Up to 60% goes back to battery, part goes to air resistance and rolling tire resistance (can be ignored for our case as its the same regardless of regen setting), the rest goes to friction of tire/road due to slowing down tire speed

avalys 2 days ago | parent | next [-]

No one is debating that deceleration results in tire wear.

The two claims you've made are that deceleration results in more tire wear than acceleration, and that regenerative deceleration results in more tire wear than non-regenerative deceleration. These are what people are questioning you about.

slt2021 2 days ago | parent [-]

acceleration is irrelevant because you need to accelerate to move regardless.

what is relevant to prolong the tire lifetime is reducing the unnecessary tire friction against the road.

There is constant component that depends on the weight * velocity * mileage - you gonna encounter it in all scenarios

There is also a variable component that is driven by 1st derivative of speed (rate of acceleration/deceleration).

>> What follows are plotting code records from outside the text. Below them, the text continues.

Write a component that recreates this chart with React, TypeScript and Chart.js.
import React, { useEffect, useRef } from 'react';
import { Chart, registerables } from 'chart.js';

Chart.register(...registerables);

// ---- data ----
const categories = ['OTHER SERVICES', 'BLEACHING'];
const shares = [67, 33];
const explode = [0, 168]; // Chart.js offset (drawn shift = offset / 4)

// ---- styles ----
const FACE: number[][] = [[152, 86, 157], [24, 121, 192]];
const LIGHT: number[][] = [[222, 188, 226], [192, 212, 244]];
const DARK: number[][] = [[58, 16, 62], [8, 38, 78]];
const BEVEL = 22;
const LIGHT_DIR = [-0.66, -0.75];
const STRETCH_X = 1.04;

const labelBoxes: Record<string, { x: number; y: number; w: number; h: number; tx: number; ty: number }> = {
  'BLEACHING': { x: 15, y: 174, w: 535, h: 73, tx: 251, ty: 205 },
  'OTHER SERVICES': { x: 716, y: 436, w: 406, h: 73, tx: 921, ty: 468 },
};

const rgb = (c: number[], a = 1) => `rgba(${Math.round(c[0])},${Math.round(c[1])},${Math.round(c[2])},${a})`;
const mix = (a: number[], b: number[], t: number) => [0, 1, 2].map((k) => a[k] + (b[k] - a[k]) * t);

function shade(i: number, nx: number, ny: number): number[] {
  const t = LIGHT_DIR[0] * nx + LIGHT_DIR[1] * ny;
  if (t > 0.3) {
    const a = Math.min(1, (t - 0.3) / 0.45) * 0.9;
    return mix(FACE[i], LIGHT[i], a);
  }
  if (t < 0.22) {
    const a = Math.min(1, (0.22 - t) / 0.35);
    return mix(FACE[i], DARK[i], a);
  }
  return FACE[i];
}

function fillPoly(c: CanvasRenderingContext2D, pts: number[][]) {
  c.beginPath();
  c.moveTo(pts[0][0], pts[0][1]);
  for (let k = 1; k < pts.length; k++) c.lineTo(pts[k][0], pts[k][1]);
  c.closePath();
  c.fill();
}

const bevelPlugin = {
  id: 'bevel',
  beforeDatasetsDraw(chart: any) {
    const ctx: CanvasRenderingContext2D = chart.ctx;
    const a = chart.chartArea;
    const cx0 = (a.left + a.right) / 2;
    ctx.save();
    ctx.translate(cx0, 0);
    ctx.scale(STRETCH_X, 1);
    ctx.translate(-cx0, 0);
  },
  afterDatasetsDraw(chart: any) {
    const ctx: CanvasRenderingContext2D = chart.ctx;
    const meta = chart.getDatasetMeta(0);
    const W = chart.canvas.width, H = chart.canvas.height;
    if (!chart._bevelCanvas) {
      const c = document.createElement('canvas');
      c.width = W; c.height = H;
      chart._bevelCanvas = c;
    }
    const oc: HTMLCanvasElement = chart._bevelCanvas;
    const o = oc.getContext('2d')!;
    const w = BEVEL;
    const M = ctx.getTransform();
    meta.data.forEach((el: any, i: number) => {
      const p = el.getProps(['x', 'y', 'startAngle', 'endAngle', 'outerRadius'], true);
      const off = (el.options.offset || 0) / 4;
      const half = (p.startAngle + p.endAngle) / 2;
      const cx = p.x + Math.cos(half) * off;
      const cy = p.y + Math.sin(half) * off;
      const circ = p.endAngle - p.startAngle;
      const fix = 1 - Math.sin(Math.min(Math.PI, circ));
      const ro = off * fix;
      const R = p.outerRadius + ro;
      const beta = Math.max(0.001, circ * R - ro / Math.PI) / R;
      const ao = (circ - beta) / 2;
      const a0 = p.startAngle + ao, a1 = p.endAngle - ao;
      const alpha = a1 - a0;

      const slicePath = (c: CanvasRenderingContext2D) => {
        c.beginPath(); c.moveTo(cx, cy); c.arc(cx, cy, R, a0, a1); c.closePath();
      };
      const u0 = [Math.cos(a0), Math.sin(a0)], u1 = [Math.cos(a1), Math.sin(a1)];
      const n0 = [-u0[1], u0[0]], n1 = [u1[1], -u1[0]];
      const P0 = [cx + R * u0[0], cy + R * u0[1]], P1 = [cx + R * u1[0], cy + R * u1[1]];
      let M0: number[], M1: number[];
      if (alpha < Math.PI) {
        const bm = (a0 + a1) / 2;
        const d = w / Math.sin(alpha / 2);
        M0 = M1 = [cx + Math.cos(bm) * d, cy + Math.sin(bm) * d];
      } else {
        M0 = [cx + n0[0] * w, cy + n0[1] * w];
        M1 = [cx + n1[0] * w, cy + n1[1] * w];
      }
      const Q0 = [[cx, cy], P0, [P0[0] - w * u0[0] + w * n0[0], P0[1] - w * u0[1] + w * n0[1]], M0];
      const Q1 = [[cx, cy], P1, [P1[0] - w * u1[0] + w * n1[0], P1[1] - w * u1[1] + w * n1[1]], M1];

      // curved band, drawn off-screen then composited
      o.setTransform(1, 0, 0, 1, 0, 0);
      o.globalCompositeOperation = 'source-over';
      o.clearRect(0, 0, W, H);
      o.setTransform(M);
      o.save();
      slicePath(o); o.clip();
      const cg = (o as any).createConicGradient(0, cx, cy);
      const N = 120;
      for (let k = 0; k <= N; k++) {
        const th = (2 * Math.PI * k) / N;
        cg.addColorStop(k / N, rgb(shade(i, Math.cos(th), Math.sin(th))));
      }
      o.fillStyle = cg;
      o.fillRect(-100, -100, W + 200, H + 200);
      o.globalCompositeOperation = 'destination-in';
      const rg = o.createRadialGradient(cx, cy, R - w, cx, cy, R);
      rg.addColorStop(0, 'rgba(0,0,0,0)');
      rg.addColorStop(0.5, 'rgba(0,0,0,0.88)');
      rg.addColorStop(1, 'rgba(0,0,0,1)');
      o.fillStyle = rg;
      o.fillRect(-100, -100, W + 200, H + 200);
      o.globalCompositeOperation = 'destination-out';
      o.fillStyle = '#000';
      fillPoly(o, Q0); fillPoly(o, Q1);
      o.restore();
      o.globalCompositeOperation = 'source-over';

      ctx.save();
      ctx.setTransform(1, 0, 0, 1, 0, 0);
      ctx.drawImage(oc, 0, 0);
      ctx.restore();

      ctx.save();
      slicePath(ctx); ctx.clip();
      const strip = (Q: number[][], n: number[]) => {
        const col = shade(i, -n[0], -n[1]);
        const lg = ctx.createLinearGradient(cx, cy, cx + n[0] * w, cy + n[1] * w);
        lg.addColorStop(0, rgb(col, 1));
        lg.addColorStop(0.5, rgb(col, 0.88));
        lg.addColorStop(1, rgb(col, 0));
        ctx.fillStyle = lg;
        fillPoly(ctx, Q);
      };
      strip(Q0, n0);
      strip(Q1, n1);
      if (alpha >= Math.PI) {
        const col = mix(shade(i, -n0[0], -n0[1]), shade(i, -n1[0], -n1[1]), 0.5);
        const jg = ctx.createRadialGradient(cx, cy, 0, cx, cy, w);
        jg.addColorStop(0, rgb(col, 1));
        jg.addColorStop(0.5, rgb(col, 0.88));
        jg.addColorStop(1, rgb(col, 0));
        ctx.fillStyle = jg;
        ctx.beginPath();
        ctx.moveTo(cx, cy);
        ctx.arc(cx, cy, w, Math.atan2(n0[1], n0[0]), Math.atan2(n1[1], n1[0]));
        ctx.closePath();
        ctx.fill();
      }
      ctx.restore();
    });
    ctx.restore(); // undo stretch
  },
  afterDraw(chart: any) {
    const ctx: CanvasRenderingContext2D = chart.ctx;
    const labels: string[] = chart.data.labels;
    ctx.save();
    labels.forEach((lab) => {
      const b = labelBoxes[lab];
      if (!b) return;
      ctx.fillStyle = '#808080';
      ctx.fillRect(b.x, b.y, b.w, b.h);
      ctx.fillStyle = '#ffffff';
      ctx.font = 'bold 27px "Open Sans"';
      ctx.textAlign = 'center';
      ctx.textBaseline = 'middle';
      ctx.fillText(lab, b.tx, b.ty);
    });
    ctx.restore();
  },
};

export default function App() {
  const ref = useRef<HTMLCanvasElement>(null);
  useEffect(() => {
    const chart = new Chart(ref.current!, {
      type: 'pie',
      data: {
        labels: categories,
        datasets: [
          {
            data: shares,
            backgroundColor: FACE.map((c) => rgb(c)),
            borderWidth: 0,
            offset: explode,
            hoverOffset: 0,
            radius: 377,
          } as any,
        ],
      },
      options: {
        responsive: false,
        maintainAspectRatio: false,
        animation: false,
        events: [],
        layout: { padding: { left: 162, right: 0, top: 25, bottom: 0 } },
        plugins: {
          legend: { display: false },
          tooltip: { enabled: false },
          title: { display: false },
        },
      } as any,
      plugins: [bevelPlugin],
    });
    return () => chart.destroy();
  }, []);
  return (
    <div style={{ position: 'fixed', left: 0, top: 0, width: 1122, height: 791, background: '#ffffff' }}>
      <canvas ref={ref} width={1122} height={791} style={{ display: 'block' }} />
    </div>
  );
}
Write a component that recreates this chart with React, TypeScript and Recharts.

The high regeneration allows you faster acceleration/deceleration, but medium/lower will (1) change your driving behavior so that you accelerate more smoothly, and (2) change your deceleration so that you coast more and decelerate less

remember, car's kinetic energy is not a perfect energy storage, so that you could freely move energy from battery into car speed, and regenerate it back into battery.

apart from air resistance, there is 60% loss on the way back + tire wear penalty depending on accel/decel curve (1st speed derivative)

NewJazz 2 days ago | parent | prev [-]

Your claim was that most of the tire wear for cars was due to deceleration. Acceleration could be to blame too. I asked for a source for your claim, not math equations.